While the internet itself has come along in leaps and bounds from the days of noisy and annoying dial-up, there are still huge improvements that could be made to how the region is served by internet providers.
Chorus and Vodafone - through their rural broadband initiative - cover much of where Kiwis work and live.
But as the Manawatu Standard reports today, you don't have to go far to find yourself in a dreaded online black spot.
It's almost incomprehensible that just a quick five-minute drive out of Palmerston North, homeowners are thrown into a dead zone on the information highway.
While it's understandable that our country has geographic issues related to coverage, it would be interesting to know where physical issues end and commercial concerns begin.
Rollout plans for upgrades in 2020 to these lowly-sourced areas are slow and unrealistic.
The lack of urgency shown is unacceptable.
According to the World Internet Project 2013, 98 per cent of Kiwi internet users have online access from home.
While some may choose not to activate their connection, the lack of choice at properties has a flow-on effect in terms of the ability to run a business, and even educate children.

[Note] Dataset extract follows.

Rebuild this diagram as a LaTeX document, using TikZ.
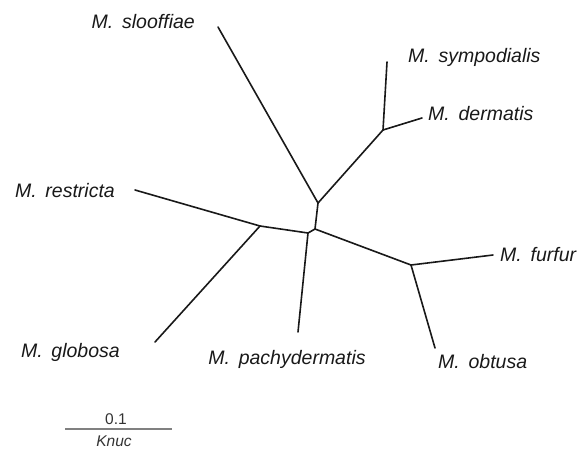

There is no doubt that providers want to ensure their densely populated areas are served well; that makes perfect commercial sense.
However, it's not a good look to be seen to be putting rural customers into the "too hard" basket - especially when their own neighbours have access to full online services.

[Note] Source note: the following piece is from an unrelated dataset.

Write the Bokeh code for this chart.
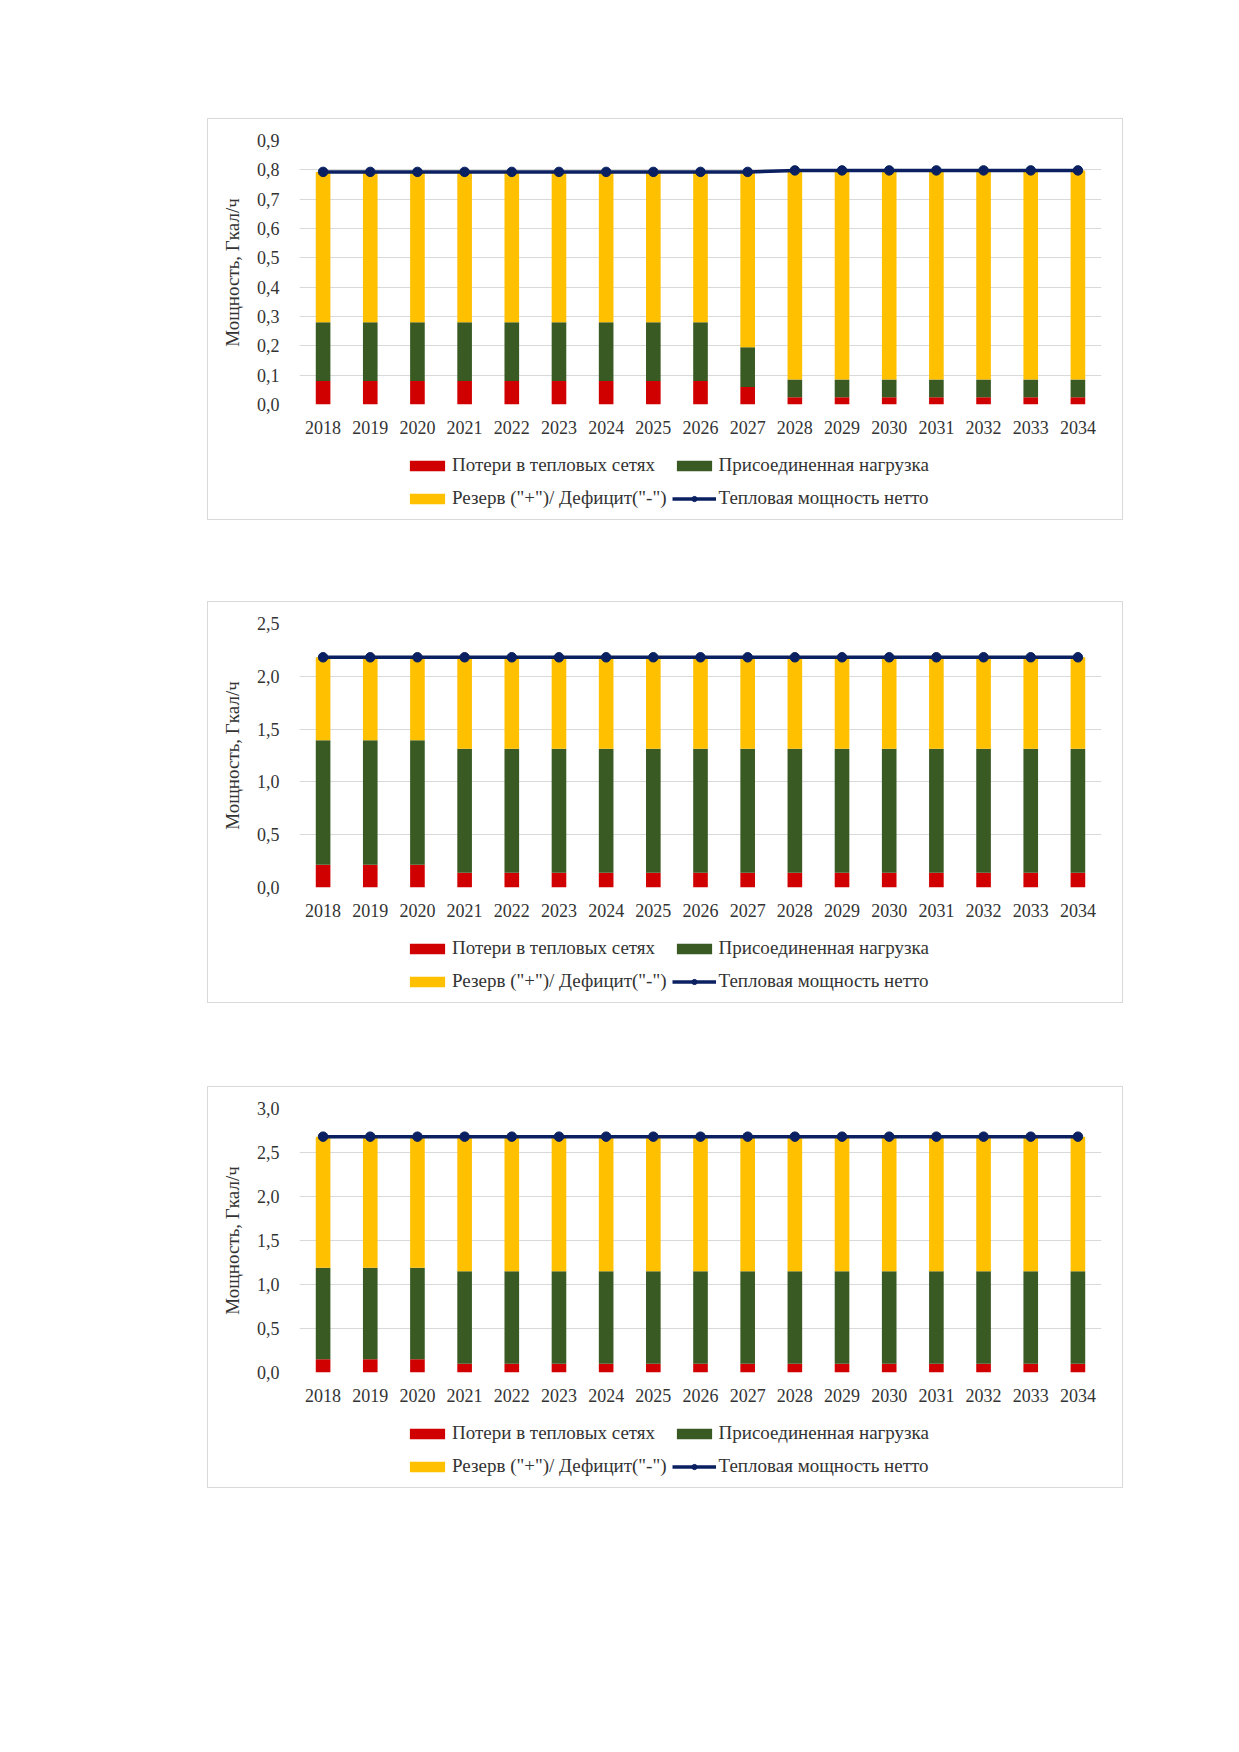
from bokeh.plotting import figure
from bokeh.models import ColumnDataSource, FixedTicker, Legend, LegendItem, Range1d, Spacer
from bokeh.layouts import column, row
from bokeh.embed import file_html
from bokeh.resources import INLINE

# ----------------------------
# Data (Гкал/ч)
# ----------------------------
years = ["2018", "2019", "2020", "2021", "2022", "2023", "2024", "2025", "2026",
         "2027", "2028", "2029", "2030", "2031", "2032", "2033", "2034"]

labels = ["Потери в тепловых сетях", "Присоединенная нагрузка",
          "Резерв (\"+\")/ Дефицит(\"-\")", "Тепловая мощность нетто"]

# chart 1
losses_1 = [0.08, 0.08, 0.08, 0.08, 0.08, 0.08, 0.08, 0.08, 0.08,
            0.06, 0.025, 0.025, 0.025, 0.025, 0.025, 0.025, 0.025]
load_1 = [0.20, 0.20, 0.20, 0.20, 0.20, 0.20, 0.20, 0.20, 0.20,
          0.135, 0.06, 0.06, 0.06, 0.06, 0.06, 0.06, 0.06]
reserve_1 = [0.513, 0.513, 0.513, 0.513, 0.513, 0.513, 0.513, 0.513, 0.513,
             0.598, 0.713, 0.713, 0.713, 0.713, 0.713, 0.713, 0.713]
net_1 = [0.793, 0.793, 0.793, 0.793, 0.793, 0.793, 0.793, 0.793, 0.793,
         0.793, 0.798, 0.798, 0.798, 0.798, 0.798, 0.798, 0.798]
yticks_1 = [0.0, 0.1, 0.2, 0.3, 0.4, 0.5, 0.6, 0.7, 0.8, 0.9]
ylabels_1 = ["0,0", "0,1", "0,2", "0,3", "0,4", "0,5", "0,6", "0,7", "0,8", "0,9"]

# chart 2
losses_2 = [0.215, 0.215, 0.215, 0.14, 0.14, 0.14, 0.14, 0.14, 0.14,
            0.14, 0.14, 0.14, 0.14, 0.14, 0.14, 0.14, 0.14]
load_2 = [1.18, 1.18, 1.18, 1.175, 1.175, 1.175, 1.175, 1.175, 1.175,
          1.175, 1.175, 1.175, 1.175, 1.175, 1.175, 1.175, 1.175]
reserve_2 = [0.785, 0.785, 0.785, 0.865, 0.865, 0.865, 0.865, 0.865, 0.865,
             0.865, 0.865, 0.865, 0.865, 0.865, 0.865, 0.865, 0.865]
net_2 = [2.18, 2.18, 2.18, 2.18, 2.18, 2.18, 2.18, 2.18, 2.18,
         2.18, 2.18, 2.18, 2.18, 2.18, 2.18, 2.18, 2.18]
yticks_2 = [0.0, 0.5, 1.0, 1.5, 2.0, 2.5]
ylabels_2 = ["0,0", "0,5", "1,0", "1,5", "2,0", "2,5"]

# chart 3
losses_3 = [0.15, 0.15, 0.15, 0.10, 0.10, 0.10, 0.10, 0.10, 0.10,
            0.10, 0.10, 0.10, 0.10, 0.10, 0.10, 0.10, 0.10]
load_3 = [1.04, 1.04, 1.04, 1.05, 1.05, 1.05, 1.05, 1.05, 1.05,
          1.05, 1.05, 1.05, 1.05, 1.05, 1.05, 1.05, 1.05]
reserve_3 = [1.49, 1.49, 1.49, 1.53, 1.53, 1.53, 1.53, 1.53, 1.53,
             1.53, 1.53, 1.53, 1.53, 1.53, 1.53, 1.53, 1.53]
net_3 = [2.68, 2.68, 2.68, 2.68, 2.68, 2.68, 2.68, 2.68, 2.68,
         2.68, 2.68, 2.68, 2.68, 2.68, 2.68, 2.68, 2.68]
yticks_3 = [0.0, 0.5, 1.0, 1.5, 2.0, 2.5, 3.0]
ylabels_3 = ["0,0", "0,5", "1,0", "1,5", "2,0", "2,5", "3,0"]

RED = "#D00000"
GREEN = "#3A5A24"
YELLOW = "#FFC000"
NAVY = "#0A2060"
GRID = "#D9D9D9"
FONT = "Liberation Serif"
TEXT = "#333333"


def draw_series(fig, src):
    bars = fig.vbar_stack(["losses", "load", "reserve"], x="year", width=0.31,
                          source=src, fill_color=[RED, GREEN, YELLOW], line_color=None)
    ln = fig.line("year", "net", source=src, color=NAVY, line_width=3.5)
    pts = fig.scatter("year", "net", source=src, size=9.5, color=NAVY)
    return bars, ln, pts


def make_chart(losses, load, reserve, net, yticks, ylabels):
    src = ColumnDataSource(dict(year=years, losses=losses, load=load,
                                reserve=reserve, net=net))
    p = figure(x_range=years, y_range=Range1d(yticks[0], yticks[-1]),
               width=914, height=330, output_backend="svg", toolbar_location=None,
               min_border_left=91, min_border_right=21, min_border_top=21,
               min_border_bottom=45)
    p.outline_line_color = None
    draw_series(p, src)

    ticker = FixedTicker(ticks=yticks)
    p.yaxis.ticker = ticker
    p.ygrid.ticker = ticker
    p.yaxis.major_label_overrides = dict(zip(yticks, ylabels))
    p.ygrid.grid_line_color = GRID
    p.xgrid.grid_line_color = None

    for ax in (p.xaxis, p.yaxis):
        ax.axis_line_color = None
        ax.major_tick_line_color = None
        ax.minor_tick_line_color = None
        ax.major_label_text_font = FONT
        ax.major_label_text_font_size = "18px"
        ax.major_label_text_color = TEXT
    p.xaxis.major_label_standoff = 10
    p.yaxis.major_label_standoff = 14
    p.yaxis.axis_label = "Мощность, Гкал/ч"
    p.yaxis.axis_label_text_font = FONT
    p.yaxis.axis_label_text_font_size = "19px"
    p.yaxis.axis_label_text_font_style = "normal"
    p.yaxis.axis_label_text_color = TEXT
    p.yaxis.axis_label_standoff = 11

    # legend strip under the chart: same series, kept out of its visible range
    q = figure(width=914, height=70, output_backend="svg", toolbar_location=None,
               x_axis_type=None, y_axis_type=None, x_range=p.x_range,
               y_range=Range1d(100, 101), min_border=0)
    q.outline_line_color = None
    q.xgrid.grid_line_color = None
    q.ygrid.grid_line_color = None
    bars, ln, pts = draw_series(q, src)

    legend = Legend(items=[LegendItem(label=labels[0], renderers=[bars[0]]),
                           LegendItem(label=labels[1], renderers=[bars[1]]),
                           LegendItem(label=labels[2], renderers=[bars[2]]),
                           LegendItem(label=labels[3], renderers=[ln, pts])],
                    orientation="horizontal", ncols=2, location=(106, 7),
                    glyph_width=44, glyph_height=13, label_height=28, spacing=5,
                    label_standoff=3, padding=0, margin=0,
                    border_line_color=None, background_fill_alpha=0,
                    label_text_font=FONT, label_text_font_size="19px",
                    label_text_color=TEXT)
    q.add_layout(legend, "center")

    box = column(p, q)
    box.styles = {"border": "1px solid " + GRID}
    return box


c1 = make_chart(losses_1, load_1, reserve_1, net_1, yticks_1, ylabels_1)
c2 = make_chart(losses_2, load_2, reserve_2, net_2, yticks_2, ylabels_2)
c3 = make_chart(losses_3, load_3, reserve_3, net_3, yticks_3, ylabels_3)

p = column(Spacer(height=118),
           row(Spacer(width=207), c1),
           Spacer(height=81),
           row(Spacer(width=207), c2),
           Spacer(height=83),
           row(Spacer(width=207), c3))

open("out.html", "w").write(file_html(p, INLINE))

Census data released yesterday showed that access to the internet for Manawatu/Whanganui residents had leapt more than 31 per cent since 2006.

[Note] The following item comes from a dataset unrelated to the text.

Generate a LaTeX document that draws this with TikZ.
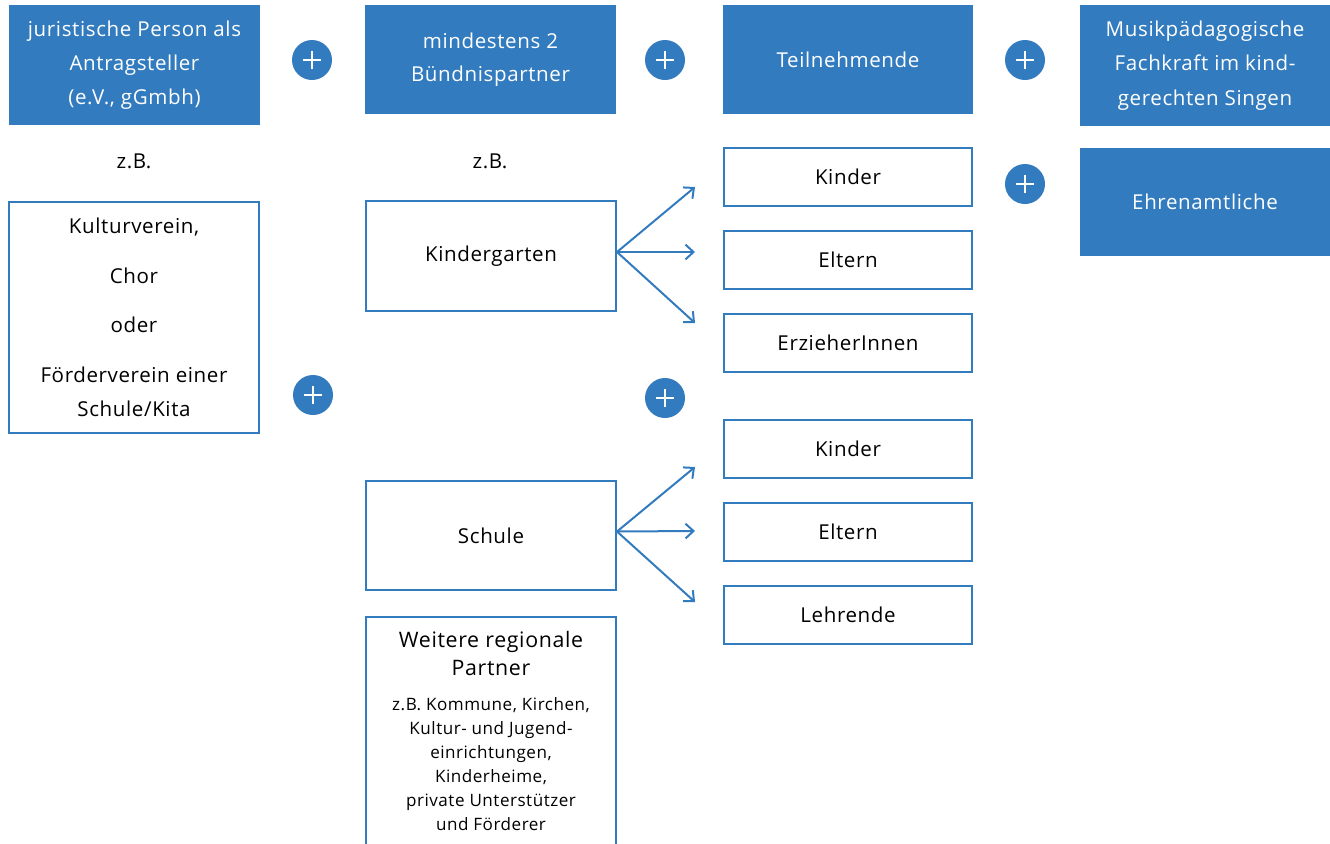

We are clearly seeing the advantages of a more interconnected world and we want to get on board.
However, those same statistics revealed that only about 70 per cent of those in the region have internet access at all.
Internet access is more than being able to look at funny video clips on You Tube and "like" photos on Facebook.
It has become a vital communication tool that needs to be made a priority - starting with ensuring fair and reasonable access for as many people as possible.